Cette « exclusion […] de tout lieu stable et défini où placer le spectateur » est liée à l’indécidabilité (selon Roland Barthes, « l’indécidabilité est une “preuve” d’écriture », Barthes, 2002, III c : 256) qui caractérise non seulement le tableau de Manet mais également le texte flaubertien (notamment grâce à l’utilisation du style indirect libre qui empêche de répondre d’une manière certaine à la question : qui parle ?) et le texte conradien (puisque le déplacement des signifiants dans le texte conradien empêche de fixer le sens, un signifiant pouvant toujours faire l’objet d’un renversement, d’où l’indécidabilité qui en découle650).

Indécidabilité, incertitude651, indécision, hésitation652, voilà comment les artistes modernistes que sont Manet, Flaubert et Conrad attirent « l’attention sur l’art » (Greenberg, 1995 : 318), voilà comment ils font prendre conscience aux spectateurs et aux lecteurs de l’importance des aspects visuels et vocaux.

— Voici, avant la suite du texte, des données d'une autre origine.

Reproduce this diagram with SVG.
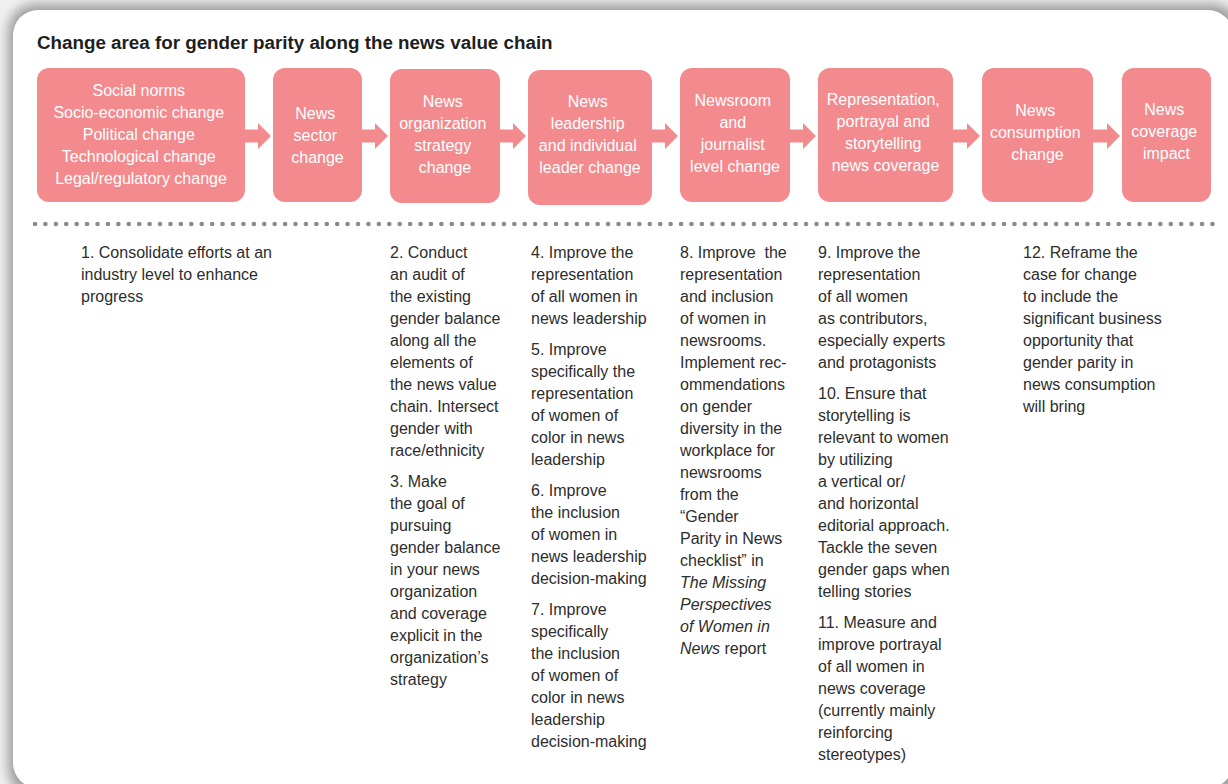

Revenons à présent sur le lien qui unit la vision au style.

Notes
640.

Charles Baudelaire, « Le Peintre de la vie moderne », Au-delà du romantisme, (Paris, Flammarion, 1998), p. 217.

641.

Lettre du 25 juin 1853 à Louise Colet (Flaubert, 1980, II : 362).

642.

Georges Bataille, Manet (1955), (Paris, Skira, 1994), p. 69. Les références à cet ouvrage seront désormais indiquées sous la forme suivante : (Bataille, 1994 : 69).

643.

D’ailleurs, Georges Bataille insiste sur cette distance qui sépare Manet des peintres impressionnistes lorsqu’il écrit : « Manet ne fut jamais qu’un impressionniste distant. Quand, en 1874, ses amis se refusèrent en groupe à présenter leurs toiles au Salon. Quand Degas, Monet, Renoir, Cézanne et d’autres, dont Berthe Morisot, exposèrent seuls, Manet ne les suivit pas. » (G. Bataille, 1994 : 83)

644.

Lettre du 2-3 février 1880 à Léon Hennique (Flaubert, 2007, V : 811).

645.

Michel Foucault, La Peinture de Manet, (Paris, Seuil, 2004), p.47.

646.

Voir annexe n°12, p. 438.

647.

Cette citation de Claude Maisonnat fait uniquement référence à Joseph Conrad, certes, mais l’on peut également l’appliquer à Flaubert ainsi qu’à Manet. Claude Maisonnat, « “Truth stripped of its cloak of time” ou l’énigme de la littérarité dans Heart of darkness », Joseph Conrad 2, (Paris, Minard, 2002), p. 95. Les références à cet article seront désormais indiquées sous la forme suivante : (Maisonnat, 2002 : 95).

648.

Voir annexe n°13, p. 439.

649.

Michel Foucault, La Peinture de Manet, (Paris, Seuil, 2004), pp. 46-47.

650.

Voir à ce sujet ce qu’écrit Josiane Paccaud-Huguet à propos de Heart of Darkness  : « Glissement dans le temps et dans l’espace narratif puisque l’oreille du narrataire de Marlow se trouve prise dans la méprise entre light, Knight et night : mais il s’agit d’une méprise bienheureuse qui défait l’opposition binaire ombre/lumière liée à l’anthropocentrisme de la conquête occidentale, pour ouvrir le texte à tous les vents, à tous les sens – y compris la notion inouïe d’“obscurantisme des Lumières”, entraperçue comme un éclair dans les nuées du texte. » (Paccaud-Huguet, 2002 : 178)

651.

Selon Roland Barthes, c’est « en maniant une ironie frappée d’incertitude » que Flaubert « opère un malaise salutaire de l’écriture » (Barthes, 2002, III c : 235)

652.

Georges Bataille écrit : «Le charme de Manet n’est-il pas fait d’indécision, d’hésitation ? » (Bataille, 1994 : 83).